L. D. James
L. D. James

Reputation: 1719

Eclipse - Why Errors with Android SDK for normal user but not root?

Why doesn’t this error happening when starting Eclipse as a normal user, but doesn’t when starting as sudo:

enter image description here

I have checked the permission of all directories that I can imagine that might be affected and chowned to my user and group id.

These are the root directories of all areas that I’m familiar with:

Folder                   Specification
-------------------------------------------------------------
/opt/android/sdk          Android SDK
/opt/eclipse/eclipse      Eclipse
~/myeclipse               Eclipse specific configuration area
~/workspace               Source workspace

These are the commands that were issues to ensure that My user and group ID are assigned:

$ sudo chown -R ljames:ljames /opt/android/sdk
$ sudo chown -R ljames:ljames /opt/eclipse/eclipse
$ sudo chown -R ljames:ljames ~/myeclipse
$ sudo chown -R ljames:ljames ~/workspace

Can someone tell me what else might be causing this possible permission issue?

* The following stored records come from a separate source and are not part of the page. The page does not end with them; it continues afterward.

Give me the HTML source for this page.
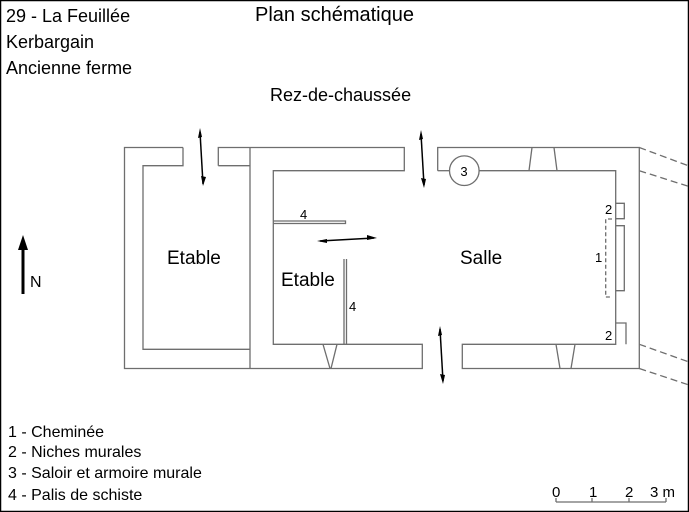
<!DOCTYPE html>
<html><head><meta charset="utf-8"><style>
html,body{margin:0;padding:0;background:#fff;}
svg{display:block;}
text{font-family:"Liberation Sans",sans-serif;fill:#000;}
</style></head><body>
<svg width="689" height="512" viewBox="0 0 689 512" xmlns="http://www.w3.org/2000/svg">
<rect x="0.5" y="0.5" width="688" height="511" fill="none" stroke="#000" stroke-width="1.5"/>
<text x="6" y="22" font-size="18">29 - La Feuillée</text>
<text x="6" y="48" font-size="18">Kerbargain</text>
<text x="6" y="74" font-size="18">Ancienne ferme</text>
<text x="255" y="21" font-size="20">Plan schématique</text>
<text x="270" y="101" font-size="18">Rez-de-chaussée</text>

<g fill="none" stroke="#6e6e6e" stroke-width="1.3">
<path d="M183,147.5 H124.5 V368.5 H250 M250,147.5 V368.5"/>
<path d="M183,147.5 V165.7 H143 V349.3 H250"/>
<path d="M218.3,165.7 V147.5 H404.3 V170.7 H273.3 V344.3 H422.3 V368.5 H250"/>
<path d="M218.3,165.7 H250"/>
<path d="M437.7,170.7 V147.5 H639.3 V368.5 H462.3 V344.3 H615.7 V170.7 H479"/>
<path d="M449.5,170.7 H437.7"/>
<circle cx="464.3" cy="170.7" r="14.8"/>
<path d="M532,147.5 L529,170.7 M554,147.5 L557,170.7"/>
<path d="M556,344.3 L560,368.5 M575,344.3 L571,368.5"/>
<path d="M323,344.3 L330,368.5 M337,344.3 L331,368.5"/>
<path d="M615.7,203.3 H624.3 V218.7 H615.7"/>
<path d="M615.7,225.7 H624.3 V290.7 H615.7"/>
<path d="M615.7,323 H626 V344.3"/>
<path d="M612,219 H605.7 V297 H612" stroke-dasharray="4,2.5"/>
<path d="M639.3,147.5 L689,166 M639.3,170.7 L689,186.5 M639.3,344.3 L689,362 M639.3,368.5 L689,385" stroke-dasharray="7,4"/>
<path d="M273.3,221 H345.5 V223.5 H273.3"/>
<path d="M344,259 V344.3 M346.5,259 V344.3"/>
</g>

<g stroke="#000" stroke-width="1.5" fill="#000">
<line x1="200" y1="132" x2="203" y2="184"/><path d="M200,128 L198,138 L202,137 Z" stroke="none"/><path d="M203,186 L201,176 L206,177 Z" stroke="none"/>
<line x1="421" y1="134" x2="424" y2="185"/><path d="M421,130 L419,140 L423,139 Z" stroke="none"/><path d="M424,188 L421,178 L426,179 Z" stroke="none"/>
<line x1="440" y1="329" x2="443" y2="381"/><path d="M440,326 L438,336 L442,335 Z" stroke="none"/><path d="M443,384 L440,374 L445,375 Z" stroke="none"/>
<line x1="320" y1="241" x2="374" y2="238"/><path d="M317,241 L327,239 L327,243 Z" stroke="none"/><path d="M377,238 L367,235 L367,240 Z" stroke="none"/>
<line x1="23" y1="244" x2="23" y2="294" stroke-width="3"/><path d="M23,235 L18,250 L28,250 Z" stroke="none"/>
</g>
<text x="30" y="287" font-size="16">N</text>

<text x="167" y="264" font-size="19">Etable</text>
<text x="281" y="286" font-size="19">Etable</text>
<text x="460" y="264" font-size="19">Salle</text>
<text x="300" y="219" font-size="13">4</text>
<text x="349" y="311" font-size="13">4</text>
<text x="464" y="176" font-size="13" text-anchor="middle">3</text>
<text x="605" y="214" font-size="13">2</text>
<text x="605" y="340" font-size="13">2</text>
<text x="595" y="262" font-size="13">1</text>

<text x="8" y="437" font-size="16">1 - Cheminée</text>
<text x="8" y="457" font-size="16">2 - Niches murales</text>
<text x="8" y="478" font-size="16">3 - Saloir et armoire murale</text>
<text x="8" y="500" font-size="16">4 - Palis de schiste</text>

<g stroke="#6e6e6e" stroke-width="1.3">
<path d="M556,502 H666 M556,498 V502 M592,498 V502 M629,498 V502 M666,498 V502"/>
</g>
<text x="552" y="497" font-size="15">0</text>
<text x="589" y="497" font-size="15">1</text>
<text x="625" y="497" font-size="15">2</text>
<text x="650" y="497" font-size="15">3 m</text>
</svg>
</body></html>
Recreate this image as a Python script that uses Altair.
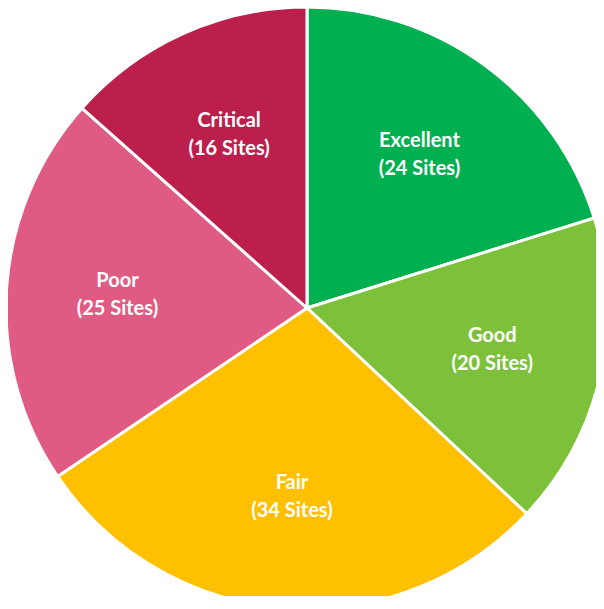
import altair as alt
import pandas as pd

categories = ["Excellent", "Good", "Fair", "Poor", "Critical"]
sites = [24, 20, 34, 25, 16]
colors = ["#00B050", "#7DC13A", "#FFC000", "#E05B83", "#BC1F4B"]

df = pd.DataFrame({
    "category": categories,
    "sites": sites,
    "order": list(range(len(categories))),
})
df["label"] = df["category"] + "\n(" + df["sites"].astype(str) + " Sites)"

base = alt.Chart(df).encode(
    theta=alt.Theta("sites:Q", stack=True),
    order=alt.Order("order:Q"),
    x=alt.value(299),
    y=alt.value(300),
)

pie = base.mark_arc(outerRadius=301, stroke="white", strokeWidth=3).encode(
    color=alt.Color("category:N", scale=alt.Scale(domain=categories, range=colors), legend=None)
)

text = base.mark_text(
    radius=190, font="Lato", fontWeight="bold", fontSize=20, color="white",
    lineBreak="\n", lineHeight=28, align="center", baseline="middle", dy=-14,
).encode(text="label:N")

chart = (pie + text).properties(
    width=588, height=588, padding=0, autosize=alt.AutoSizeParams(type="none")
).configure_view(stroke=None)

chart.save("out.html", embed_options={"renderer": "svg", "actions": False})
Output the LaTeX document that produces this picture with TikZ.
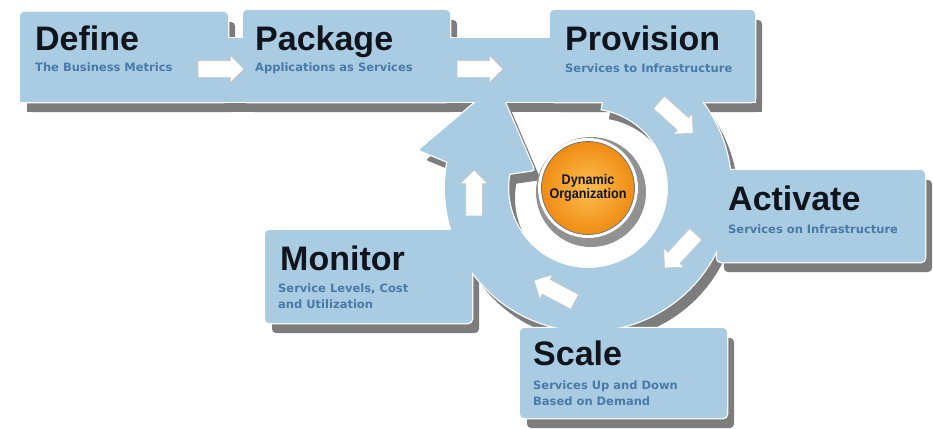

I also executed this command on all the subdirectories to find any file or directory not belonging to my user ID.

$ sudo find /opt/android/sdk ! -user ljames 
$ sudo find /opt/eclipse/eclipse ! -user ljames 
$ sudo find ~/myeclipse ! -user ljames 
$ sudo find ~/workspace ! -user ljames 

Upvotes: 1

Views: 44

Answers (1)

Bruce David Wilner
Bruce David Wilner

Reputation: 467

Clearly, this is a permissions problem. Root is not troubled by permissions; others are. Actually, there's one exception: at least one execute bit S_IXUSR|S_IXGRP|S_IXOTH in the permissions field ( di_flags & ~(S_IFMT) ) must be on for users--EVEN ROOT--to execute a program. This used to be true for "executing" (viz., searching) a directory, but no longer is. Note that I parenthesized S_IFMT because one should always be ultra-defensive when incorporating macros in expressions: they can be a source of obscure bugs.

I suspect the problem might be something that's superficially subtle but really isn't if you know how directory permissions work. I would be willing to BET MONEY that some directory somewhere is SEARCHABLE to your non-root programmer but is not READABLE. The difference is that "search" enables you to locate an entry of known name within a directory, whereas "read" enables you to browse the directory like an open catalog. In order to discover whole sets of files, say, *.java, that can be scanned sequentially for, say, the body of a given function, the containing directory must be READable as well as SEARCHable.